Les partisans du oui de gauche ont aussi suggéré une telle démission. Jean-Marc Ayrault, président du groupe PS à l’Assemblée nationale, a demandé à M. Chirac “d’avoir la décence de démissionner”. Le porte-parole du PS, Julien Dray, a déclaré “n’accorder plus aucun crédit à la parole présidentielle” et “souhaiter que le président en tire lui-même un certain nombre de conséquences”.
Face à cette déferlante, Jacques Chirac, qui avait exclu une démission en cas de victoire du non lors de son débat avec des jeunes le 14 avril, a implicitement confirmé sa position dimanche soir lors d’une très brève allocution télévisée, affirmant qu’il “défendrait les positions de notre pays” lors du Conseil européen du 16 juin à Bruxelles.
RASSEMBLEMENT A L’UMP
A droite, le président de l’UMP, Nicolas Sarkozy, a estimé que la période qui s’ouvre “exigera l’unité de toute l’UMP et le soutien au président de la République”.

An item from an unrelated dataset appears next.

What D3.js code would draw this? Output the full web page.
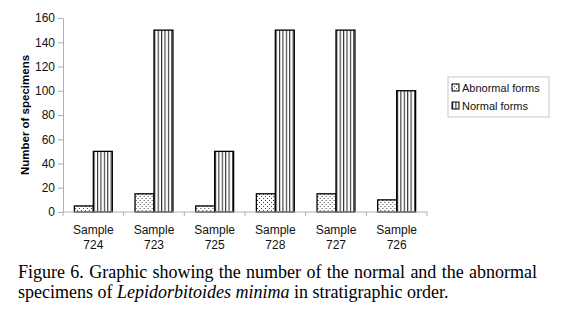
<!DOCTYPE html>
<html>
<head>
<meta charset="utf-8">
<script src="https://cdn.jsdelivr.net/npm/d3@7"></script>
<style>
  body { margin: 0; background: #fff; }
  svg { display: block; }
</style>
</head>
<body>
<div id="chart"></div>
<script>
// Samples in stratigraphic order
const samples = ['724', '723', '725', '728', '727', '726'];
const abnormalForms = [5, 15, 5, 15, 15, 10];
const normalForms = [50, 150, 50, 150, 150, 100];
const seriesNames = ['Abnormal forms', 'Normal forms'];
const yTicks = [0, 20, 40, 60, 80, 100, 120, 140, 160];

const width = 566, height = 321;
const svg = d3.select('#chart').append('svg')
  .attr('width', width)
  .attr('height', height);

// fill patterns: stipple for abnormal, vertical stripes for normal
const defs = svg.append('defs');
const dots = defs.append('pattern')
  .attr('id', 'pat-abnormal')
  .attr('patternUnits', 'userSpaceOnUse')
  .attr('width', 4).attr('height', 4);
dots.append('rect').attr('width', 4).attr('height', 4).attr('fill', '#fff');
dots.append('rect').attr('x', 0).attr('y', 0).attr('width', 1).attr('height', 1).attr('fill', '#444');
dots.append('rect').attr('x', 2).attr('y', 2).attr('width', 1).attr('height', 1).attr('fill', '#444');

const stripes = defs.append('pattern')
  .attr('id', 'pat-normal')
  .attr('patternUnits', 'userSpaceOnUse')
  .attr('width', 3.4).attr('height', 4);
stripes.append('rect').attr('width', 3.4).attr('height', 4).attr('fill', '#fff');
stripes.append('rect').attr('x', 0).attr('width', 1.1).attr('height', 4).attr('fill', '#333');

const fills = ['url(#pat-abnormal)', 'url(#pat-normal)'];

const x = d3.scaleBand()
  .domain(samples)
  .range([63, 427])
  .paddingInner(0)
  .paddingOuter(0);

const xSub = d3.scaleBand()
  .domain([0, 1])
  .range([0, x.bandwidth()])
  .paddingOuter(0.6)
  .paddingInner(0);

const y = d3.scaleLinear()
  .domain([0, 160])
  .range([212, 18]);

// y axis
const yAxis = svg.append('g')
  .attr('transform', 'translate(63,0)')
  .call(d3.axisLeft(y).tickValues(yTicks).tickSize(5).tickPadding(3));
yAxis.select('.domain').attr('stroke', '#b0b0b0');
yAxis.selectAll('.tick line').attr('stroke', '#b0b0b0');
yAxis.selectAll('.tick text')
  .attr('font-family', 'Liberation Sans, Arial, sans-serif')
  .attr('font-size', 12)
  .attr('fill', '#111');

svg.append('text')
  .attr('transform', 'translate(29,' + y(80) + ') rotate(-90)')
  .attr('text-anchor', 'middle')
  .attr('font-family', 'Liberation Sans, Arial, sans-serif')
  .attr('font-size', 11.5)
  .attr('font-weight', 'bold')
  .text('Number of specimens');

// bars
const groups = svg.append('g').selectAll('g')
  .data(samples.map((s, i) => ({ s, vals: [abnormalForms[i], normalForms[i]] })))
  .join('g')
  .attr('transform', d => 'translate(' + x(d.s) + ',0)');

groups.selectAll('rect')
  .data(d => d.vals.map((v, k) => ({ v, k })))
  .join('rect')
  .attr('x', d => xSub(d.k))
  .attr('y', d => y(d.v))
  .attr('width', xSub.bandwidth())
  .attr('height', d => y(0) - y(d.v))
  .attr('fill', d => fills[d.k])
  .attr('stroke', '#000')
  .attr('stroke-width', 1.3);

// x axis
const xAxisG = svg.append('g').attr('transform', 'translate(0,212)');
xAxisG.append('line')
  .attr('x1', 63).attr('x2', 427)
  .attr('stroke', '#b0b0b0');
xAxisG.selectAll('.sep')
  .data(samples.concat(['end']))
  .join('line')
  .attr('class', 'sep')
  .attr('x1', (d, i) => i < samples.length ? x(d) : x.range()[1])
  .attr('x2', (d, i) => i < samples.length ? x(d) : x.range()[1])
  .attr('y1', 0).attr('y2', 4)
  .attr('stroke', '#b0b0b0');

const labels = xAxisG.selectAll('.lbl')
  .data(samples)
  .join('text')
  .attr('class', 'lbl')
  .attr('text-anchor', 'middle')
  .attr('font-family', 'Liberation Sans, Arial, sans-serif')
  .attr('font-size', 12)
  .attr('fill', '#111')
  .attr('transform', d => 'translate(' + (x(d) + x.bandwidth() / 2) + ',0)');
labels.append('tspan').attr('x', 0).attr('y', 22).text('Sample');
labels.append('tspan').attr('x', 0).attr('y', 37).text(d => d);

// legend
const legend = svg.append('g').attr('transform', 'translate(448,77)');
legend.append('rect')
  .attr('width', 101).attr('height', 40)
  .attr('fill', '#fff')
  .attr('stroke', '#c8c8c8');
seriesNames.forEach((name, i) => {
  const row = legend.append('g').attr('transform', 'translate(4,' + (11 + i * 18) + ')');
  row.append('rect')
    .attr('x', 0).attr('y', -4)
    .attr('width', 7).attr('height', 7)
    .attr('fill', fills[i])
    .attr('stroke', '#000')
    .attr('stroke-width', 1);
  row.append('text')
    .attr('x', 10).attr('y', 4)
    .attr('font-family', 'Liberation Sans, Arial, sans-serif')
    .attr('font-size', 11)
    .attr('fill', '#111')
    .text(name);
});

// caption, first line justified to the right margin
const caption = svg.append('text')
  .attr('font-family', 'Liberation Serif, Times New Roman, serif')
  .attr('font-size', 18)
  .attr('fill', '#000');
const line1 = caption.append('tspan').attr('x', 18).attr('y', 278)
  .text('Figure 6. Graphic showing the number of the normal and the abnormal');
const line2 = caption.append('tspan').attr('x', 18).attr('y', 298);
line2.append('tspan').text('specimens of ');
line2.append('tspan').attr('font-style', 'italic').text('Lepidorbitoides minima');
line2.append('tspan').text(' in stratigraphic order.');

const target = 537 - 18;
const len1 = line1.node().getComputedTextLength();
const spaces = line1.text().split(' ').length - 1;
if (len1 < target) line1.attr('word-spacing', (target - len1) / spaces);
</script>
</body>
</html>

L’ensemble des ministres ont martelé le mot d’ordre du rassemblement autour du chef de l’Etat. Il y a “nécessité de faire bloc” autour du président (Gilles de Robien, transports), “besoin de se rassembler” derrière lui (Michel Barnier, affaires étrangères). Il faut “que nous soyons rassemblés derrière le président de la République” pour Michèle Alliot-Marie (défense), il faut “se rassembler derrière le président de la République” (Philippe Douste-Blazy, santé), “cela vaut la peine de se rassembler autour du président” pour Jean-François Copé (budget, porte-parole du gouvernement), “il faut impérativement rassembler la France derrière” M. Chirac, pour Thierry Breton (économie).
SITUATION DÉLICATE
Le président de la République demeure néanmoins dans une situation délicate. Pour s’en sortir, il a laissé entendre ce que beaucoup supputaient : avec l’échec du référendum, le gouvernement devrait être remanié et le premier ministre Jean-Pierre Raffarin, quitter ses fonctions. Mais cela ne saurait suffire aux yeux de ses opposants et même de certains ténors de la droite. Ainsi François Bayrou, président de l’UDF, a-t-il jugé que l’annonce d’un changement de gouvernement n’était “pas à l’échelle de ce qui vient de se passer”, et il a demandé au chef de l’Etat de lancer un “débat national” pour “aider” la France à sortir d’une crise “gravissime”. “Il faut tout mettre sur la table. Après un désaveu aussi brutal que celui-là, ce n’est pas de trop. Nous ne pouvons pas continuer comme cela. Ce dont nous avons besoin, c’est d’une refondation de la République et de la démocratie françaises” , a-t-il ajouté.
DISCRÉDIT EN EUROPE
A ces conséquences intérieures s’ajoute le discrédit sur la scène internationale, là où il a le plus marqué son autorité en faisant entendre la voix, souvent dissonante, de la France. Jacques Chirac risque fort d’être vu comme le premier président français à n’avoir pas su empêcher une séparation entre la France et l’Europe. Le chef de l’Etat a affirmé qu’il défendrait à Bruxelles les positions de la France “en tenant compte des messages des Françaises et des Français” qui se sont exprimés en faveur du non, laissant entendre qu’il plaiderait pour une inflexion sociale de la construction européenne. Mais il a aussi concédé que le non rendra plus “difficile” la défense des intérêts français.
Au soir de ce dimanche 29 mai 2005, le chef de l’Etat, qui a connu de lourdes défaites et de grandes victoires, en quarante ans de vie publique et dix ans de pouvoir à l’Elysée, est une nouvelle fois contraint de faire la preuve de sa maîtrise de l’art de rebondir.